Po niemal pięciu latach od prezentacji prototypu, De Tomaso oficjalnie wprowadza do produkcji swoje pierwsze auto nowej ery – P72. To ręcznie budowane coupe, które łączy klasyczne inspiracje z najnowszymi technologiami, kontynuując dziedzictwo marki.
P72 bazuje na węglowym kadłubie, a jego design nawiązuje do wyścigowych maszyn z lat 60., szczególnie modelu P70. Pod maską znajdziemy 5-litrowe V8 od Forda ze sprężarką, generujące 760 KM i 900 Nm, spięte z 6-biegową manualną skrzynią. Cena? Od 1,6 mln euro – to ponad 6,8 mln złotych. Pierwsze egzemplarze dla klientów w Europie pojawią się na początku przyszłego roku.

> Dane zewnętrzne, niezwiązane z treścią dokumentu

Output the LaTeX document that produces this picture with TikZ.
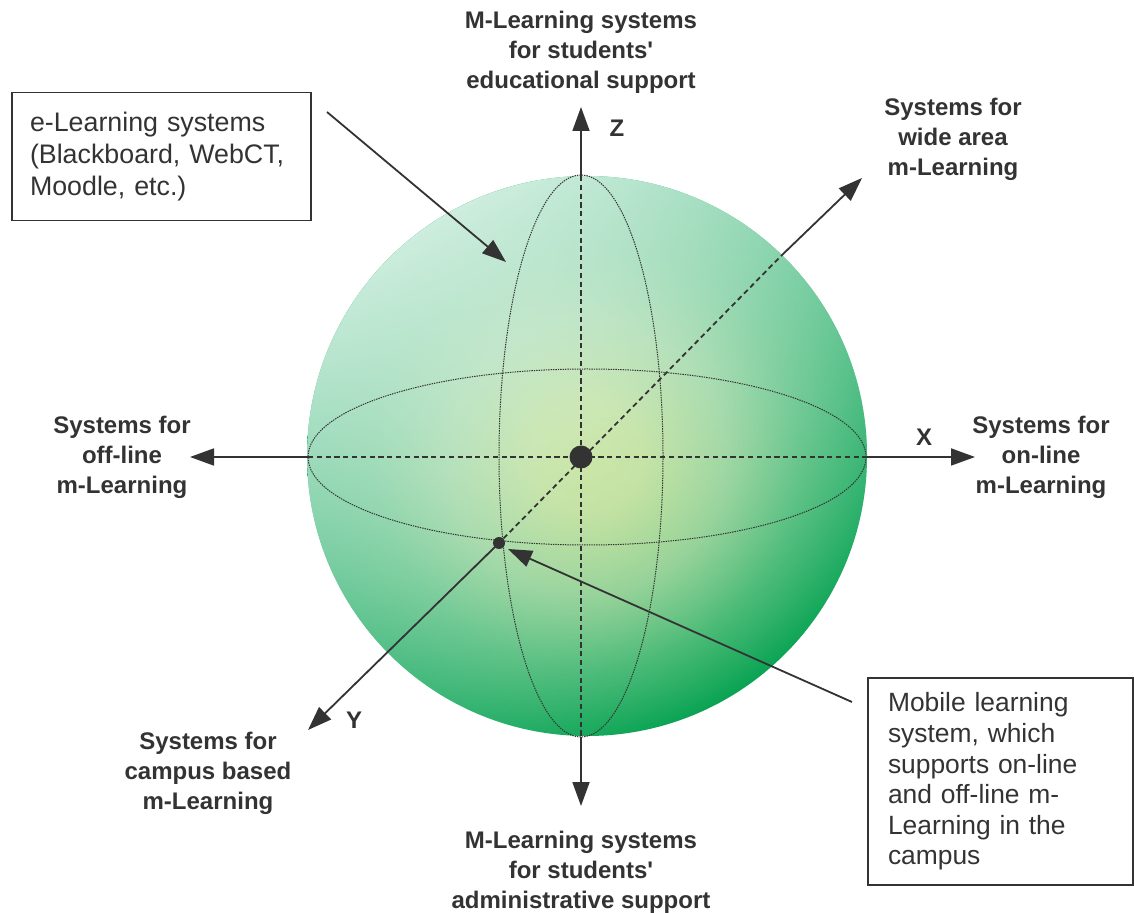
\documentclass[tikz,border=0pt]{standalone}
\usepackage{fontspec}
\setmainfont{Liberation Sans}
\usetikzlibrary{arrows.meta,fadings}

\definecolor{ink}{HTML}{333333}
\definecolor{sphA}{HTML}{B8DA70}
\definecolor{sphB}{HTML}{B0D776}
\definecolor{sphC}{HTML}{7CC77E}
\definecolor{sphD}{HTML}{35B266}
\definecolor{sphE}{HTML}{05A250}
\definecolor{mintlight}{HTML}{E4F6EE}

% green ball, yellowish in the middle (24bp is the rim)
\pgfdeclareradialshading{spherebase}{\pgfpointorigin}{%
  color(0bp)=(sphA); color(4.8bp)=(sphB); color(12bp)=(sphC);
  color(18.3bp)=(sphD); color(24.1bp)=(sphE); color(50bp)=(sphE)}
% light coming from the upper left
\tikzfading[name=lightfade, top color=transparent!8, bottom color=transparent!100]

\begin{document}
\begin{tikzpicture}[x=0.5pt,y=-0.5pt,>={Triangle[length=12pt,width=8.5pt]},
    axis/.style={ink,line width=0.9pt},
    inaxis/.style={ink,line width=0.9pt,dash pattern=on 2.6pt off 1.8pt},
    grid/.style={ink,line width=0.5pt,dash pattern=on 0.7pt off 0.5pt},
    dot/.style={circle,fill=ink,inner sep=0pt},
    sidelabel/.style={align=center,text=ink,inner sep=0pt,font=\fontsize{12}{15}\selectfont\bfseries},
    notebox/.style={draw=ink,line width=0.7pt,align=left,text=ink,inner ysep=0pt}]
    \useasboundingbox (0,0) rectangle (1134,913);

    % sphere
    \begin{scope}
        \clip (587,456) circle (280);
        \shade[shading=spherebase] (587,456) circle (290);
        \fill[mintlight,path fading=lightfade,fading angle=30] (587,456) circle (290);
    \end{scope}
    \draw[grid] (587,457) ellipse (279 and 88);
    \draw[grid] (581,456) ellipse (82 and 281);

    \node[dot,minimum size=11.5pt] (o) at (581,457) {};
    \node[dot,minimum size=6pt] (p) at (499,543) {};

    \coordinate (xin) at (866,457);
    \coordinate (xout) at (975,457);
    \coordinate (win) at (308,457);
    \coordinate (wout) at (190,457);
    \coordinate (zin) at (581,176);
    \coordinate (zout) at (581,107);
    \coordinate (din) at (581,737);
    \coordinate (dout) at (581,806);
    \coordinate (rin) at (781,256);
    \coordinate (rout) at (862,178);
    \coordinate (yout) at (308,730);

    \draw[inaxis] (win) -- (xin);
    \draw[inaxis] (zin) -- (din);
    \draw[inaxis] (p) -- (rin);
    \draw[axis,->] (xin) -- (xout);
    \draw[axis,->] (win) -- (wout);
    \draw[axis,->] (zin) -- (zout);
    \draw[axis,->] (din) -- (dout);
    \draw[axis,->] (rin) -- (rout);
    \draw[axis,->] (p.center) -- (yout);

    \node[sidelabel] (zname) at (617,128) {Z};
    \node[sidelabel] (xname) at (924,437) {X};
    \node[sidelabel] (yname) at (354,720) {Y};

    \node[sidelabel] (top) at (581,52) {M-Learning systems\\for students\textquotesingle\\educational support};
    \node[sidelabel] (bottom) at (581,872) {M-Learning systems\\for students\textquotesingle\\administrative support};
    \node[sidelabel] (online) at (1041,457) {Systems for\\on-line\\m-Learning};
    \node[sidelabel] (offline) at (122,457) {Systems for\\off-line\\m-Learning};
    \node[sidelabel] (wide) at (953,139) {Systems for\\wide area\\m-Learning};
    \node[sidelabel] (campus) at (208,773) {Systems for\\campus based\\m-Learning};

    \node[notebox,minimum width=149.5pt,minimum height=64pt,text width=131.5pt,inner xsep=9pt,
        font=\fontsize{13.4}{16.2}\selectfont] (elearn) at (161.5,156.5)
        {e-Learning systems\\(Blackboard, WebCT,\\Moodle, etc.)};
    \node[notebox,minimum width=132.5pt,minimum height=103.5pt,text width=112.5pt,inner xsep=10pt,
        font=\fontsize{13.2}{15.3}\selectfont] (mobile) at (1000.5,781.5)
        {Mobile learning\\system, which\\supports on-line\\and off-line m-\\Learning in the\\campus};

    \coordinate (efrom) at (327,112);
    \coordinate (eto) at (506,262);
    \coordinate (mfrom) at (852,702);
    \coordinate (mto) at (508,549);
    \draw[axis,->] (efrom) -- (eto);
    \draw[axis,->] (mfrom) -- (mto);
\end{tikzpicture}
\end{document}
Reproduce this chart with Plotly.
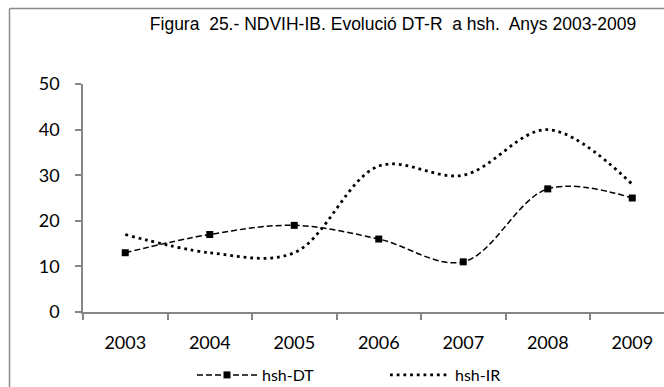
import plotly.graph_objects as go

# Chart data
years = ["2003", "2004", "2005", "2006", "2007", "2008", "2009"]
hsh_dt = [13, 17, 19, 16, 11, 27, 25]
hsh_ir = [17, 13, 13, 32, 30, 40, 28]
y_ticks = [0, 10, 20, 30, 40, 50]

title_text = "Figura  25.- NDVIH-IB. Evolució DT-R  a hsh.  Anys 2003-2009"

W, H = 664, 387
ML, MT, MB = 83, 84, 75
plot_w = W - ML
cat_w = 84.5
x_end = -0.5 + plot_w / cat_w

axis_col = "#868686"
tick_font = dict(family="Lato, Open Sans, sans-serif", size=18, color="#000000")

fig = go.Figure()

fig.add_trace(go.Scatter(
    x=years, y=hsh_dt, name="hsh-DT", mode="lines+markers",
    line=dict(color="#000000", width=1.5, dash="6px,3px", shape="spline", smoothing=1),
    marker=dict(symbol="square", size=7, color="#000000"),
))
fig.add_trace(go.Scatter(
    x=years, y=hsh_ir, name="hsh-IR", mode="lines",
    line=dict(color="#000000", width=2.8, dash="2.8px,3.9px", shape="spline", smoothing=1),
))

# outer frame of the chart area (left and top edges)
px = lambda v: (v - ML) / plot_w
py = lambda v: (H - MB - v) / (H - MT - MB)
fig.add_shape(type="line", xref="paper", yref="paper",
              x0=px(9.5), x1=px(W + 5), y0=py(8.5), y1=py(8.5),
              line=dict(color="#8c8c8c", width=1.5))
fig.add_shape(type="line", xref="paper", yref="paper",
              x0=px(9.5), x1=px(9.5), y0=py(8.5), y1=py(H + 5),
              line=dict(color="#8c8c8c", width=1.5))

fig.update_layout(
    width=W, height=H,
    margin=dict(l=ML, r=0, t=MT, b=MB, pad=0, autoexpand=False),
    paper_bgcolor="#ffffff", plot_bgcolor="#ffffff",
    title=dict(text=title_text, x=px(393), xanchor="center", xref="paper",
               y=1 - 24 / H, yanchor="middle",
               font=dict(family="Liberation Sans Narrow, Arial Narrow, Liberation Sans, Arial", size=17.5, color="#000000")),
    showlegend=True,
    legend=dict(orientation="h", x=px(192), xanchor="left", y=py(375), yanchor="middle",
                font=dict(family="Lato, Open Sans, sans-serif", size=16, color="#000000"),
                itemwidth=60, entrywidth=118, bgcolor="rgba(0,0,0,0)"),
)

fig.update_xaxes(
    type="category", range=[-0.5, x_end], tickson="boundaries", automargin=False,
    showline=True, linecolor=axis_col, linewidth=1.5,
    ticks="outside", ticklen=6, tickcolor=axis_col, tickwidth=1.5,
    showgrid=False, zeroline=False, tickfont=tick_font, ticklabelstandoff=14,
)
fig.update_yaxes(
    range=[0, 50], tickvals=y_ticks, automargin=False,
    showline=True, linecolor=axis_col, linewidth=1.5,
    ticks="outside", ticklen=6, tickcolor=axis_col, tickwidth=1.5,
    showgrid=False, zeroline=False, tickfont=tick_font, ticklabelstandoff=12,
)

fig.write_html("out.html")
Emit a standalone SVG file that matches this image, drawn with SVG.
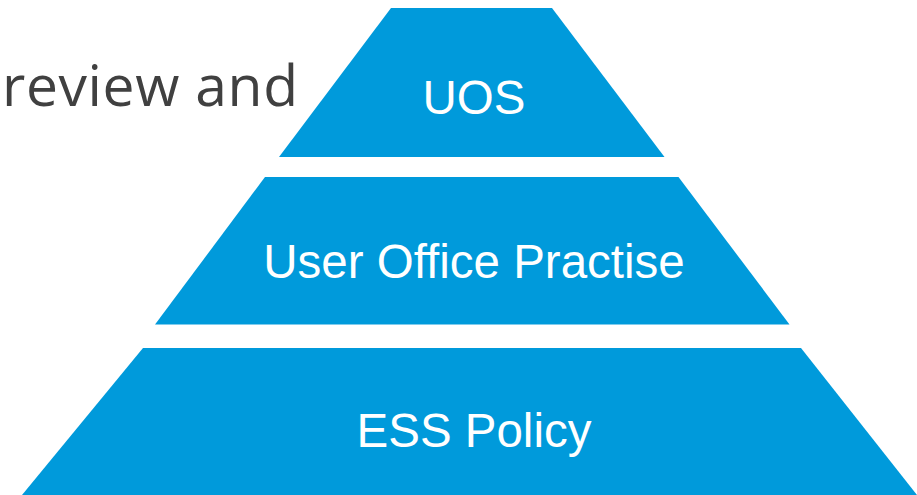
<svg xmlns="http://www.w3.org/2000/svg" width="917" height="495" viewBox="0 0 917 495">
<style>
.tier{fill:#009ADB;}
.lbl{font-family:"Liberation Sans",Arial,sans-serif;font-size:47.5px;fill:#FFFFFF;text-anchor:middle;}
.cap{font-family:"Open Sans","Noto Sans",sans-serif;font-size:57px;fill:#404040;}
</style>
<rect width="917" height="495" fill="#FFFFFF"/>
<text class="cap" x="2" y="106" textLength="296" lengthAdjust="spacing">review and</text>
<g id="tier-uos">
<polygon class="tier" points="391,8 552,8 664.5,157 279,157"/>
<text class="lbl" x="474" y="114">UOS</text>
</g>
<g id="tier-practise">
<polygon class="tier" points="265,177 678.5,177 789.5,324.5 155,324.5"/>
<text class="lbl" x="474" y="277.5">User Office Practise</text>
</g>
<g id="tier-policy">
<polygon class="tier" points="143,348 801,348 917,495 22,495"/>
<text class="lbl" x="474" y="447">ESS Policy</text>
</g>
<g id="connectors"/>
</svg>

De Tomaso oferuje także P900 – torowego potwora o wadze 900 kg i mocy 900 KM. Do wyboru mamy V12 na paliwa syntetyczne lub 4,2-litrowe V10 Judd. Produkcja? Jedynie 18 sztuk, z unikalnym programem Competizione, obejmującym szkolenia i wydarzenia na legendarnych torach.